[Plotting code records]
-----

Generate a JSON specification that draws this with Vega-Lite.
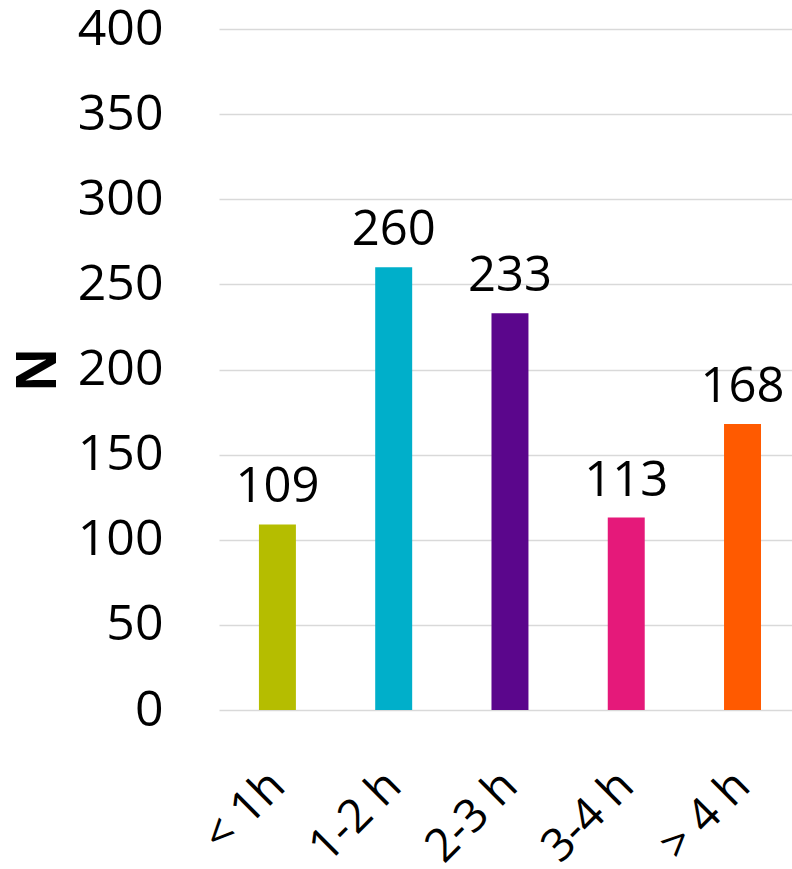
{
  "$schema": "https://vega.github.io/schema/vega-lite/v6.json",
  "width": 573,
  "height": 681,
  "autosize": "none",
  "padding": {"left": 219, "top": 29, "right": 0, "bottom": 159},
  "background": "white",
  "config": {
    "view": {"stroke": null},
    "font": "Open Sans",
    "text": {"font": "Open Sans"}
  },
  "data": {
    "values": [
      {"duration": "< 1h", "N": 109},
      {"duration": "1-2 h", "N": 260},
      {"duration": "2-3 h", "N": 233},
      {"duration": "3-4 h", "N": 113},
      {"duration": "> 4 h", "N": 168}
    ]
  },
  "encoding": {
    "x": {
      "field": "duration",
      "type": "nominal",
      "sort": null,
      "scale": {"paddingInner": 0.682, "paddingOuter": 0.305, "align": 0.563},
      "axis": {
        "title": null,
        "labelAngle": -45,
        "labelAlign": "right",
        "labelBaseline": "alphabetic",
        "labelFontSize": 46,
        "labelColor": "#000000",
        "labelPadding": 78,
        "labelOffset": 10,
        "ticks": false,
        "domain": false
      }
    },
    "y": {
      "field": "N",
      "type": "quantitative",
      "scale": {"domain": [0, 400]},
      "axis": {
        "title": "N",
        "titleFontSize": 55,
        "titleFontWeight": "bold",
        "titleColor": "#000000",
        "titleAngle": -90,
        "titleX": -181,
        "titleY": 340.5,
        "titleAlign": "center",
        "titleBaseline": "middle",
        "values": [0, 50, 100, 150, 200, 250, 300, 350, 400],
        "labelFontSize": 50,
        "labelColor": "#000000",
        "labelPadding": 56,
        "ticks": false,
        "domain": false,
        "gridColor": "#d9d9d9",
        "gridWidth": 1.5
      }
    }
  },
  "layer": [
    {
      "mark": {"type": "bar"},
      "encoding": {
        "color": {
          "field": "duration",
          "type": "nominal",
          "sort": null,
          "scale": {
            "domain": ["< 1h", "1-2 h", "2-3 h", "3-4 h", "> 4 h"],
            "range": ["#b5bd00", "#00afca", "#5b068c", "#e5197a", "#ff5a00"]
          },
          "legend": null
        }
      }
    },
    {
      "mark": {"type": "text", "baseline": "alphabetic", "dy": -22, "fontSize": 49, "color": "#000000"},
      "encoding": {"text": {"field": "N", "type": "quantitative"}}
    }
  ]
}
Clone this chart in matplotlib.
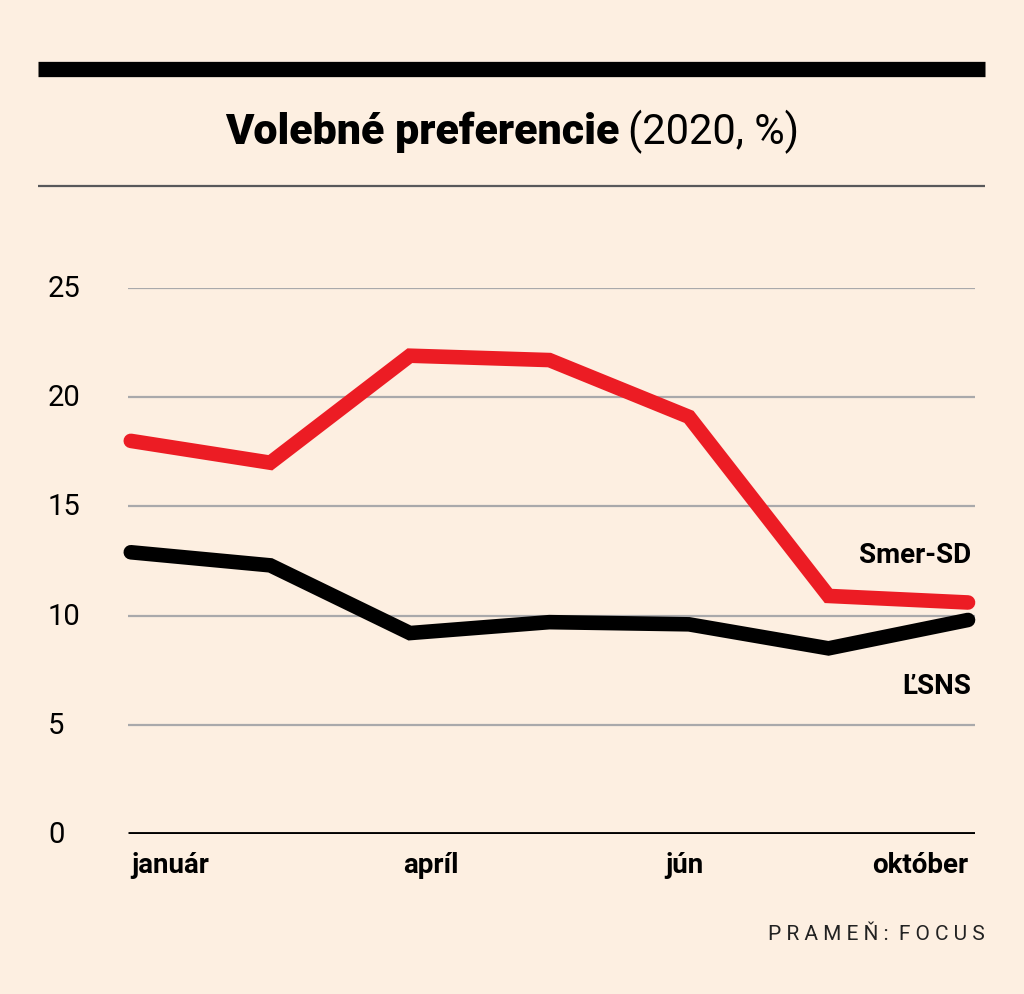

-----

*Exercise requirements*
Give the material again exactly as it is, but keep the pictures out.

*Answer*
Generate a JSON specification that draws this with Vega-Lite.
{
  "$schema": "https://vega.github.io/schema/vega-lite/v6.json",
  "width": 573,
  "height": 681,
  "autosize": "none",
  "padding": {"left": 219, "top": 29, "right": 0, "bottom": 159},
  "background": "white",
  "config": {
    "view": {"stroke": null},
    "font": "Open Sans",
    "text": {"font": "Open Sans"}
  },
  "data": {
    "values": [
      {"duration": "< 1h", "N": 109},
      {"duration": "1-2 h", "N": 260},
      {"duration": "2-3 h", "N": 233},
      {"duration": "3-4 h", "N": 113},
      {"duration": "> 4 h", "N": 168}
    ]
  },
  "encoding": {
    "x": {
      "field": "duration",
      "type": "nominal",
      "sort": null,
      "scale": {"paddingInner": 0.682, "paddingOuter": 0.305, "align": 0.563},
      "axis": {
        "title": null,
        "labelAngle": -45,
        "labelAlign": "right",
        "labelBaseline": "alphabetic",
        "labelFontSize": 46,
        "labelColor": "#000000",
        "labelPadding": 78,
        "labelOffset": 10,
        "ticks": false,
        "domain": false
      }
    },
    "y": {
      "field": "N",
      "type": "quantitative",
      "scale": {"domain": [0, 400]},
      "axis": {
        "title": "N",
        "titleFontSize": 55,
        "titleFontWeight": "bold",
        "titleColor": "#000000",
        "titleAngle": -90,
        "titleX": -181,
        "titleY": 340.5,
        "titleAlign": "center",
        "titleBaseline": "middle",
        "values": [0, 50, 100, 150, 200, 250, 300, 350, 400],
        "labelFontSize": 50,
        "labelColor": "#000000",
        "labelPadding": 56,
        "ticks": false,
        "domain": false,
        "gridColor": "#d9d9d9",
        "gridWidth": 1.5
      }
    }
  },
  "layer": [
    {
      "mark": {"type": "bar"},
      "encoding": {
        "color": {
          "field": "duration",
          "type": "nominal",
          "sort": null,
          "scale": {
            "domain": ["< 1h", "1-2 h", "2-3 h", "3-4 h", "> 4 h"],
            "range": ["#b5bd00", "#00afca", "#5b068c", "#e5197a", "#ff5a00"]
          },
          "legend": null
        }
      }
    },
    {
      "mark": {"type": "text", "baseline": "alphabetic", "dy": -22, "fontSize": 49, "color": "#000000"},
      "encoding": {"text": {"field": "N", "type": "quantitative"}}
    }
  ]
}
Clone this chart in matplotlib.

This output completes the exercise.